These two guys have been pals for more than 60 years before discovering that they were actually brothers.
Walter Macfarlane and Alan Robinson grew up together in Honolulu, Hawaii and went on vacations with their families as adults. The pair decided to research their family histories when they were already in their 70s, as neither were raised by their birth parents—Alan was adopted, and Walter did not know who his father was. After using a DNA website, though, the life-long friends found out that they shared a birth mother. Once the answers came, the duo realized why they shared such a deep bond.
When a single mother of two and one on the way, Lydia Fairchild, ran into financial problems, she decided to apply for government assistance. According to the media, the woman was asked to take a DNA test to confirm that the children were hers. The results suggested that the kids she gave birth to… were in fact her nephews. When giving birth to her third child, Lydia decided to have a government witness present, and the DNA test was performed instantly. Again, the results showed that she was an aunt of the baby. Finally, scientists learned that Lydia was actually a chimera, meaning that she had absorbed her twin while still in the womb. Thus, it was her twin’s DNA that showed up in DNA results.
A family mystery of more than 100 years was solved by an online DNA test. Alice Collins Plebuch is a woman who identified as Irish American; however, the mail-in DNA test revealed a surprising truth—a mix of European Jewish, Middle Eastern, and Eastern European genes were found in her results. Having conducted family-wide DNA testing later, Alice learned that her father wasn’t the biological child of her grandparents. Further research finally revealed that her father had been sent home from the hospital with the wrong family.

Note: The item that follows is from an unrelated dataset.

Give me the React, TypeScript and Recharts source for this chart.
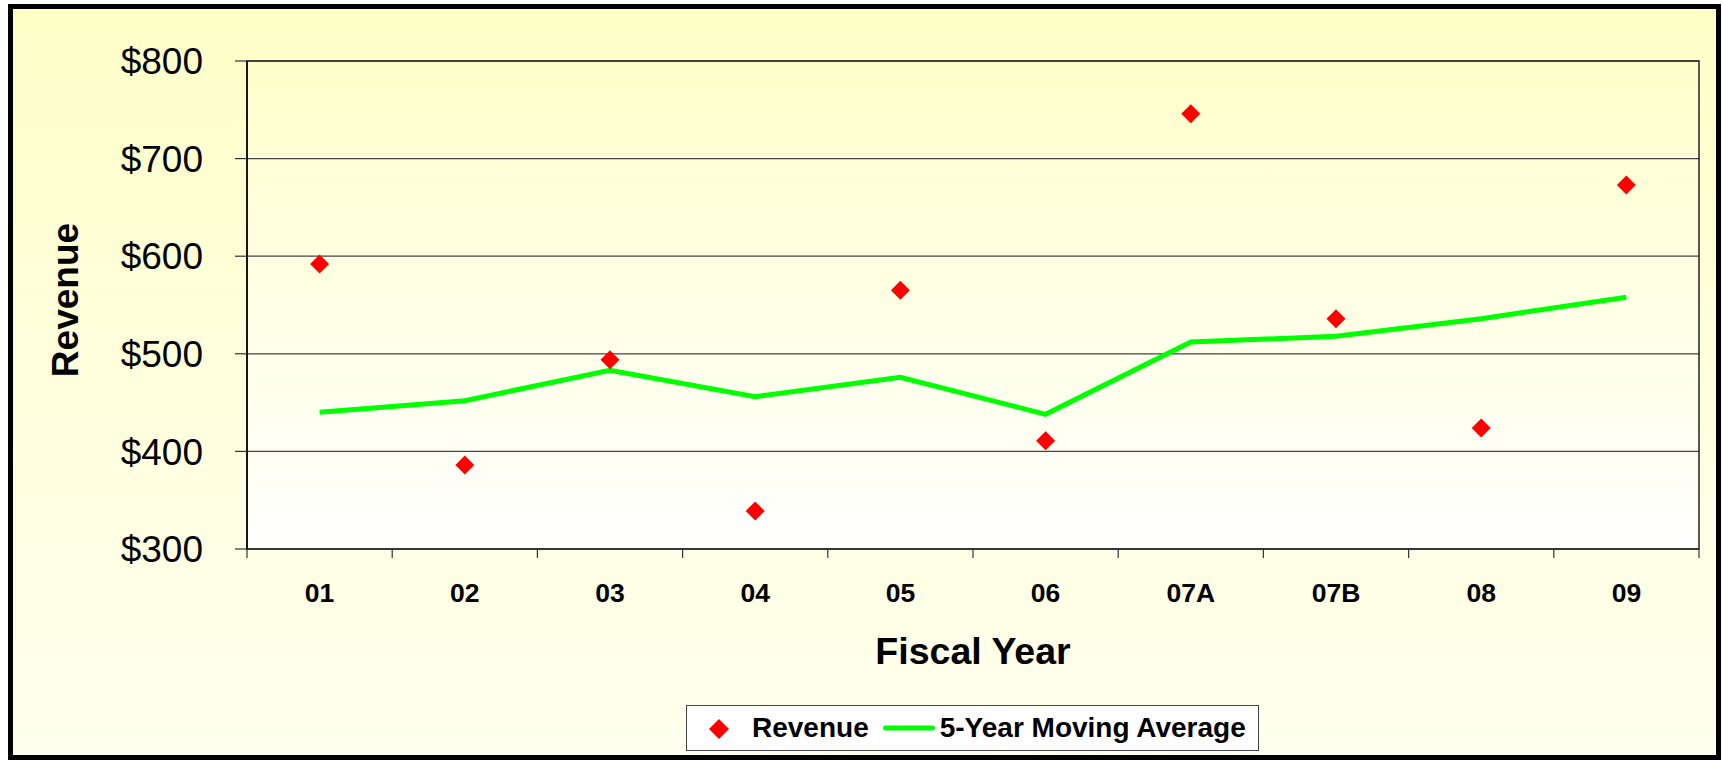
import React from 'react'
import { ComposedChart, Line, Scatter, XAxis, YAxis, CartesianGrid, ReferenceArea, Legend } from 'recharts'

const years = ['01', '02', '03', '04', '05', '06', '07A', '07B', '08', '09']
const revenue = [592, 386, 494, 339, 565, 411, 746, 536, 424, 673]
const movingAvg = [440, 452, 483, 456, 476, 438, 512, 518, 536, 558]
const yTicks = [300, 400, 500, 600, 700, 800]
const seriesNames = { revenue: 'Revenue', avg: '5-Year Moving Average' }

const data = years.map((year, i) => ({ year, revenue: revenue[i], avg: movingAvg[i] }))

const FONT = '"Liberation Sans", Arial, Helvetica, sans-serif'
const W = 1722
const H = 760
const PLOT_LEFT = 247
const PLOT_RIGHT = 1699
const HALF_BAND = (PLOT_RIGHT - PLOT_LEFT) / years.length / 2

function Diamond({ cx, cy }: any) {
  const r = 9.5
  return <polygon points={`${cx},${cy - r} ${cx + r},${cy} ${cx},${cy + r} ${cx - r},${cy}`} fill="#FF0000" />
}

function YearTick({ x, y, payload }: any) {
  const last = payload.value === years[years.length - 1]
  return (
    <g>
      <line x1={x - HALF_BAND} y1={y} x2={x - HALF_BAND} y2={y + 9} stroke="#333" strokeWidth={1.2} />
      {last && <line x1={x + HALF_BAND} y1={y} x2={x + HALF_BAND} y2={y + 9} stroke="#333" strokeWidth={1.2} />}
      <text x={x} y={y + 53} textAnchor="middle" fontFamily={FONT} fontWeight="bold" fontSize={26.5} fill="#000">
        {payload.value}
      </text>
    </g>
  )
}

function LegendBox({ payload }: any) {
  const items = [...(payload || [])].sort((a: any, b: any) => (a.dataKey === 'revenue' ? -1 : b.dataKey === 'revenue' ? 1 : 0))
  return (
    <div
      style={{
        display: 'flex',
        alignItems: 'center',
        width: '100%',
        height: '100%',
        boxSizing: 'border-box',
        border: '1.5px solid #444',
        background: '#FFFFFF',
        fontFamily: FONT,
        fontWeight: 'bold',
        fontSize: 28,
        color: '#000',
        whiteSpace: 'nowrap',
      }}
    >
      {items.map((entry: any) =>
        entry.dataKey === 'revenue' ? (
          <React.Fragment key="rev">
            <svg width={20} height={20} style={{ marginLeft: 22, marginTop: 2 }}>
              <polygon points="10,0 20,10 10,20 0,10" fill="#FF0000" />
            </svg>
            <span style={{ marginLeft: 23 }}>{entry.value}</span>
          </React.Fragment>
        ) : (
          <React.Fragment key="avg">
            <svg width={52} height={8} style={{ marginLeft: 14 }}>
              <line x1={2.5} y1={4} x2={49.5} y2={4} stroke="#00FF00" strokeWidth={5} strokeLinecap="round" />
            </svg>
            <span style={{ marginLeft: 5 }}>{entry.value}</span>
          </React.Fragment>
        )
      )}
    </div>
  )
}

export default function App() {
  return (
    <div style={{ position: 'absolute', left: 0, top: 0, width: W, height: H, overflow: 'hidden' }}>
      <div
        style={{
          position: 'absolute',
          left: 8,
          top: 4,
          width: 1713,
          height: 756,
          boxSizing: 'border-box',
          border: '5px solid #000',
          background: 'linear-gradient(to bottom, #FFFFC8 0%, #FFFFDC 45%, #FFFFEE 100%)',
        }}
      />
      <div style={{ position: 'absolute', left: 0, top: 0 }}>
        <ComposedChart width={W} height={H} data={data} margin={{ top: 61, right: W - PLOT_RIGHT, left: 0, bottom: 0 }}>
          <defs>
            <linearGradient id="plotBg" x1="0" y1="0" x2="0" y2="1">
              <stop offset="0%" stopColor="#FFFFCC" />
              <stop offset="100%" stopColor="#FFFFFF" />
            </linearGradient>
          </defs>
          <CartesianGrid vertical={false} stroke="#444" strokeWidth={1.2} fill="url(#plotBg)" fillOpacity={1} />
          <XAxis
            dataKey="year"
            scale="band"
            height={H - 549}
            axisLine={{ stroke: '#333', strokeWidth: 1.5 }}
            tickLine={false}
            tickSize={0}
            tickMargin={0}
            interval={0}
            tick={<YearTick />}
            label={{
              content: () => (
                <text x={973} y={664} textAnchor="middle" fontFamily={FONT} fontWeight="bold" fontSize={37.5} fill="#000">
                  Fiscal Year
                </text>
              ),
            }}
          />
          <YAxis
            width={PLOT_LEFT}
            domain={[300, 800]}
            ticks={yTicks}
            interval={0}
            tickFormatter={(v) => `$${v}`}
            tickSize={12}
            tickMargin={32}
            axisLine={{ stroke: '#000', strokeWidth: 1.5 }}
            tickLine={{ stroke: '#333', strokeWidth: 1.2 }}
            tick={{ fill: '#000', fontSize: 37, fontFamily: FONT }}
            label={{
              content: () => (
                <text x={78} y={300} transform="rotate(-90 78 300)" textAnchor="middle" fontFamily={FONT} fontWeight="bold" fontSize={37} fill="#000">
                  Revenue
                </text>
              ),
            }}
          />
          <ReferenceArea y1={300} y2={800} fill="none" stroke="#222" strokeWidth={1.5} ifOverflow="visible" />
          <Line
            dataKey="avg"
            name={seriesNames.avg}
            type="linear"
            stroke="#00FF00"
            strokeWidth={5}
            dot={false}
            activeDot={false}
            isAnimationActive={false}
          />
          <Scatter dataKey="revenue" name={seriesNames.revenue} fill="#FF0000" shape={<Diamond />} isAnimationActive={false} />
          <Legend
            layout="horizontal"
            verticalAlign="middle"
            align="center"
            wrapperStyle={{ position: 'absolute', left: 686, top: 705, width: 573, height: 46 }}
            content={<LegendBox />}
          />
        </ComposedChart>
      </div>
    </div>
  )
}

The Maneages family had three children but wanted a fourth, so they adopted a 10-year-old girl named Elliana from China. The girl was diagnosed with a brain disorder. When they arrived home, the family shared their story with another family—the Galbierz—who went to the same church and had also adopted a daughter from China, Kinley, who had a similar brain disorder. The families decided to test their DNA, only to find out that the girls have a 99.9% match of being sisters.
A man named Steve Dennis was adopted as a toddler, and only in his teenage years did he find out that he was abandoned in a phone booth in Lancaster, Ohio after he was born. Back in the mid-'50s, two men discovered baby Steve inside a phone booth, put in a cardboard box, with blankets wrapped around him and a milk bottle nearby. However, no one found out who did it. More than 6 decades later, Steve’s children began showing interested in their heritage, so he submitted his DNA to the Ancestry.com website. The website was able to track Steve’s cousin, and then his half-sister, who told him about his birth mother. Turns out, she was 85 years old and was living in Baltimore, Maryland. It took some time for the woman to remember the precise details, but she recalled giving birth at 18. She said Steve’s father convinced her to do it, as he promised to marry her if she did. However, soon enough, he left and his whereabouts are unknown.
Imagine the surprise of two British women when their ancestry revealed Native American genes. Especially so when they knew that no members of their family had been to America. Finally, Doreen Isherwood and Anne Hall learned that they are descendants of Native Americans who were brought to the United Kingdom hundreds of years ago. They might’ve been brought here as slaves, translators, or tribal representatives, according to BBC
A woman named Kelli Rowlette was perfectly aware she wasn’t related to her father, as her parents had used a sperm bank to conceive her. However, she wasn’t prepared for what the DNA testing showed. Apparently, the fertility doctor her parents worked with, Gerald Mortimer, used his own semen and was technically her father. Kelli has filed a lawsuit against the doctor, his wife, and his former medical group alleging “medical negligence, failure to obtain informed consent, fraud, battery, emotional distress, and breach of contract.”
Rich Bodager, a Las Vegas local, was adopted back in 1968 and wanted to learn about his biological parents. He submitted DNA to the 23andMe website and its test produced a surprising result. As it turned out, someone else in the database of the company was related to Rich—and that person was his granddaughter, which he knew was impossible. The “granddaughter” finally reached out to him. As they later found out, she was his half-sister and she had been looking for him for 15 years.
Imagine the confusion of parents who were told that the blood type of their son didn’t match their own. To conceive him, the couple went to a fertility clinic. After finding out that the genetic material of their son didn’t match theirs, they feared that there was a terrible lab mix-up. Finally, the couple used 23andMe to go through genetic genealogy testing. According to it, the child’s father was actually his… uncle. Apparently, the real father must have been a twin, albeit a chimera. That means that a twin absorbed the cells from the other offspring after he died in the womb.
Andrea Ramirez used a DNA test kit because she wanted to find out more about the history of her Mexican ancestry. However, not only did the results show that she wasn’t Mexican at all, but that the man she called dad wasn’t even her father. The woman looked at the potential family members in the 23andMe database and found a possible match of a half-sister and half-brother. Andrea later found out that her parents had used donor sperm to conceive her. She reached out to the matches and found her half-sister, Jennifer Rose Jones, who had been conceived at the same clinic as Andrea. The DNA showed that they shared the same father, and are now attempting to find him.